## Stated task
Copy all the data exactly, except the pictures.

## Data excerpt
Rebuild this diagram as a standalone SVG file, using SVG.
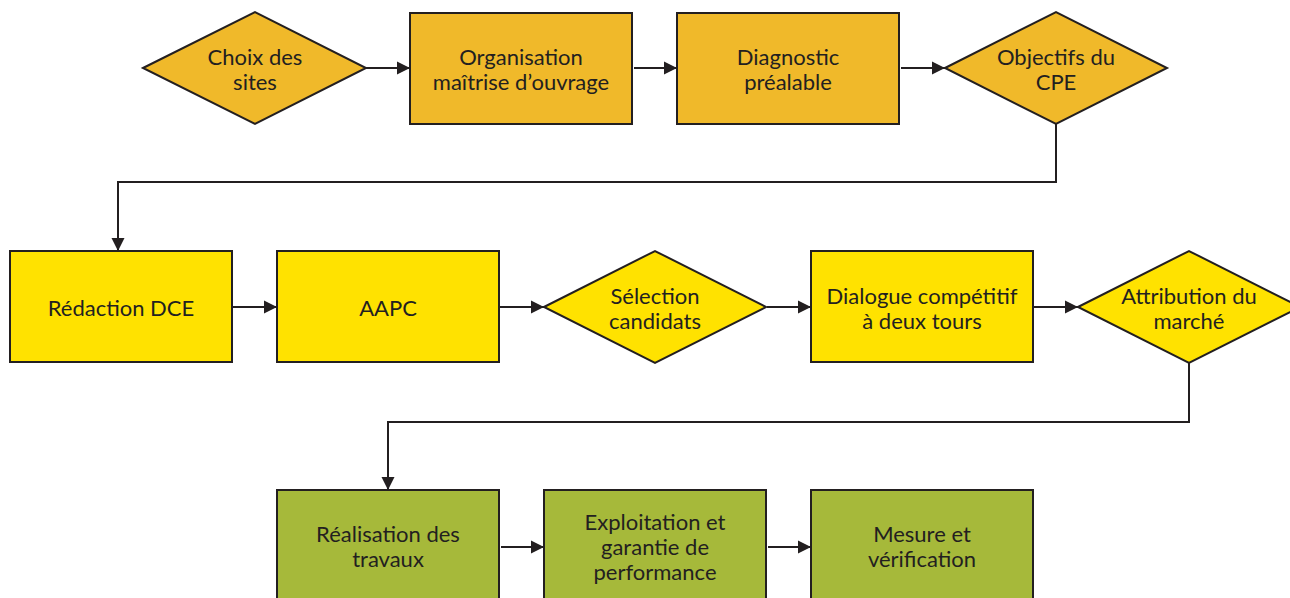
<svg xmlns="http://www.w3.org/2000/svg" width="1290" height="598" viewBox="0 0 1290 598">
  <style>
    .shape { stroke: #231f20; stroke-width: 2; }
    .orange { fill: #f0b92a; }
    .yellow { fill: #ffe200; }
    .green { fill: #a6b93a; }
    .label { font-family: Lato, "Open Sans", sans-serif; font-size: 22px; fill: #231f20; text-anchor: middle; }
    .link { fill: none; stroke: #231f20; stroke-width: 2; }
  </style>
  <defs>
    <marker id="arrow" markerWidth="14" markerHeight="14" refX="13" refY="7" orient="auto" markerUnits="userSpaceOnUse">
      <path d="M0,0.5 L13,7 L0,13.5 Z" fill="#231f20"/>
    </marker>
  </defs>
  <rect width="1290" height="598" fill="#ffffff"/>

  <!-- row 1 -->
  <g id="choix-des-sites">
    <polygon class="shape orange" points="143,68 255,12 366,68 255,124"/>
    <text class="label" x="255" y="65">Choix des</text>
    <text class="label" x="255" y="90">sites</text>
  </g>
  <g id="organisation">
    <rect class="shape orange" x="410" y="13" width="222" height="111"/>
    <text class="label" x="521" y="65">Organisation</text>
    <text class="label" x="521" y="90">maîtrise d’ouvrage</text>
  </g>
  <g id="diagnostic">
    <rect class="shape orange" x="677" y="13" width="222" height="111"/>
    <text class="label" x="788" y="65">Diagnostic</text>
    <text class="label" x="788" y="90">préalable</text>
  </g>
  <g id="objectifs-cpe">
    <polygon class="shape orange" points="945,68 1056,12 1167,68 1056,124"/>
    <text class="label" x="1056" y="65">Objectifs du</text>
    <text class="label" x="1056" y="90">CPE</text>
  </g>

  <!-- row 2 -->
  <g id="redaction-dce">
    <rect class="shape yellow" x="10" y="251" width="222" height="111"/>
    <text class="label" x="121" y="316">Rédaction DCE</text>
  </g>
  <g id="aapc">
    <rect class="shape yellow" x="277" y="251" width="222" height="111"/>
    <text class="label" x="388" y="316">AAPC</text>
  </g>
  <g id="selection-candidats">
    <polygon class="shape yellow" points="544,307 655,251 766,307 655,363"/>
    <text class="label" x="655" y="304">Sélection</text>
    <text class="label" x="655" y="329">candidats</text>
  </g>
  <g id="dialogue-competitif">
    <rect class="shape yellow" x="811" y="251" width="222" height="111"/>
    <text class="label" x="922" y="304">Dialogue compétitif</text>
    <text class="label" x="922" y="329">à deux tours</text>
  </g>
  <g id="attribution-marche">
    <polygon class="shape yellow" points="1078,307 1189,251 1300,307 1189,363"/>
    <text class="label" x="1189" y="304">Attribution du</text>
    <text class="label" x="1189" y="329">marché</text>
  </g>

  <!-- row 3 -->
  <g id="realisation-travaux">
    <rect class="shape green" x="277" y="490" width="222" height="120"/>
    <text class="label" x="388" y="542">Réalisation des</text>
    <text class="label" x="388" y="567">travaux</text>
  </g>
  <g id="exploitation">
    <rect class="shape green" x="544" y="490" width="222" height="120"/>
    <text class="label" x="655" y="530">Exploitation et</text>
    <text class="label" x="655" y="555">garantie de</text>
    <text class="label" x="655" y="580">performance</text>
  </g>
  <g id="mesure-verification">
    <rect class="shape green" x="811" y="490" width="222" height="120"/>
    <text class="label" x="922" y="542">Mesure et</text>
    <text class="label" x="922" y="567">vérification</text>
  </g>

  <!-- connectors -->
  <g id="connectors">
    <line class="link" x1="366" y1="68" x2="410" y2="68" marker-end="url(#arrow)"/>
    <line class="link" x1="634" y1="68" x2="677" y2="68" marker-end="url(#arrow)"/>
    <line class="link" x1="901" y1="68" x2="945" y2="68" marker-end="url(#arrow)"/>
    <polyline class="link" points="1056,124 1056,182 118,182 118,251" marker-end="url(#arrow)"/>
    <line class="link" x1="233" y1="307" x2="277" y2="307" marker-end="url(#arrow)"/>
    <line class="link" x1="500" y1="307" x2="544" y2="307" marker-end="url(#arrow)"/>
    <line class="link" x1="767" y1="307" x2="811" y2="307" marker-end="url(#arrow)"/>
    <line class="link" x1="1034" y1="307" x2="1078" y2="307" marker-end="url(#arrow)"/>
    <polyline class="link" points="1189,363 1189,422 388,422 388,490" marker-end="url(#arrow)"/>
    <line class="link" x1="501" y1="547" x2="544" y2="547" marker-end="url(#arrow)"/>
    <line class="link" x1="768" y1="547" x2="811" y2="547" marker-end="url(#arrow)"/>
  </g>
</svg>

## Answer to the exercise
Rebuild this diagram as a standalone SVG file, using SVG.
<svg xmlns="http://www.w3.org/2000/svg" width="1290" height="598" viewBox="0 0 1290 598">
  <style>
    .shape { stroke: #231f20; stroke-width: 2; }
    .orange { fill: #f0b92a; }
    .yellow { fill: #ffe200; }
    .green { fill: #a6b93a; }
    .label { font-family: Lato, "Open Sans", sans-serif; font-size: 22px; fill: #231f20; text-anchor: middle; }
    .link { fill: none; stroke: #231f20; stroke-width: 2; }
  </style>
  <defs>
    <marker id="arrow" markerWidth="14" markerHeight="14" refX="13" refY="7" orient="auto" markerUnits="userSpaceOnUse">
      <path d="M0,0.5 L13,7 L0,13.5 Z" fill="#231f20"/>
    </marker>
  </defs>
  <rect width="1290" height="598" fill="#ffffff"/>

  <!-- row 1 -->
  <g id="choix-des-sites">
    <polygon class="shape orange" points="143,68 255,12 366,68 255,124"/>
    <text class="label" x="255" y="65">Choix des</text>
    <text class="label" x="255" y="90">sites</text>
  </g>
  <g id="organisation">
    <rect class="shape orange" x="410" y="13" width="222" height="111"/>
    <text class="label" x="521" y="65">Organisation</text>
    <text class="label" x="521" y="90">maîtrise d’ouvrage</text>
  </g>
  <g id="diagnostic">
    <rect class="shape orange" x="677" y="13" width="222" height="111"/>
    <text class="label" x="788" y="65">Diagnostic</text>
    <text class="label" x="788" y="90">préalable</text>
  </g>
  <g id="objectifs-cpe">
    <polygon class="shape orange" points="945,68 1056,12 1167,68 1056,124"/>
    <text class="label" x="1056" y="65">Objectifs du</text>
    <text class="label" x="1056" y="90">CPE</text>
  </g>

  <!-- row 2 -->
  <g id="redaction-dce">
    <rect class="shape yellow" x="10" y="251" width="222" height="111"/>
    <text class="label" x="121" y="316">Rédaction DCE</text>
  </g>
  <g id="aapc">
    <rect class="shape yellow" x="277" y="251" width="222" height="111"/>
    <text class="label" x="388" y="316">AAPC</text>
  </g>
  <g id="selection-candidats">
    <polygon class="shape yellow" points="544,307 655,251 766,307 655,363"/>
    <text class="label" x="655" y="304">Sélection</text>
    <text class="label" x="655" y="329">candidats</text>
  </g>
  <g id="dialogue-competitif">
    <rect class="shape yellow" x="811" y="251" width="222" height="111"/>
    <text class="label" x="922" y="304">Dialogue compétitif</text>
    <text class="label" x="922" y="329">à deux tours</text>
  </g>
  <g id="attribution-marche">
    <polygon class="shape yellow" points="1078,307 1189,251 1300,307 1189,363"/>
    <text class="label" x="1189" y="304">Attribution du</text>
    <text class="label" x="1189" y="329">marché</text>
  </g>

  <!-- row 3 -->
  <g id="realisation-travaux">
    <rect class="shape green" x="277" y="490" width="222" height="120"/>
    <text class="label" x="388" y="542">Réalisation des</text>
    <text class="label" x="388" y="567">travaux</text>
  </g>
  <g id="exploitation">
    <rect class="shape green" x="544" y="490" width="222" height="120"/>
    <text class="label" x="655" y="530">Exploitation et</text>
    <text class="label" x="655" y="555">garantie de</text>
    <text class="label" x="655" y="580">performance</text>
  </g>
  <g id="mesure-verification">
    <rect class="shape green" x="811" y="490" width="222" height="120"/>
    <text class="label" x="922" y="542">Mesure et</text>
    <text class="label" x="922" y="567">vérification</text>
  </g>

  <!-- connectors -->
  <g id="connectors">
    <line class="link" x1="366" y1="68" x2="410" y2="68" marker-end="url(#arrow)"/>
    <line class="link" x1="634" y1="68" x2="677" y2="68" marker-end="url(#arrow)"/>
    <line class="link" x1="901" y1="68" x2="945" y2="68" marker-end="url(#arrow)"/>
    <polyline class="link" points="1056,124 1056,182 118,182 118,251" marker-end="url(#arrow)"/>
    <line class="link" x1="233" y1="307" x2="277" y2="307" marker-end="url(#arrow)"/>
    <line class="link" x1="500" y1="307" x2="544" y2="307" marker-end="url(#arrow)"/>
    <line class="link" x1="767" y1="307" x2="811" y2="307" marker-end="url(#arrow)"/>
    <line class="link" x1="1034" y1="307" x2="1078" y2="307" marker-end="url(#arrow)"/>
    <polyline class="link" points="1189,363 1189,422 388,422 388,490" marker-end="url(#arrow)"/>
    <line class="link" x1="501" y1="547" x2="544" y2="547" marker-end="url(#arrow)"/>
    <line class="link" x1="768" y1="547" x2="811" y2="547" marker-end="url(#arrow)"/>
  </g>
</svg>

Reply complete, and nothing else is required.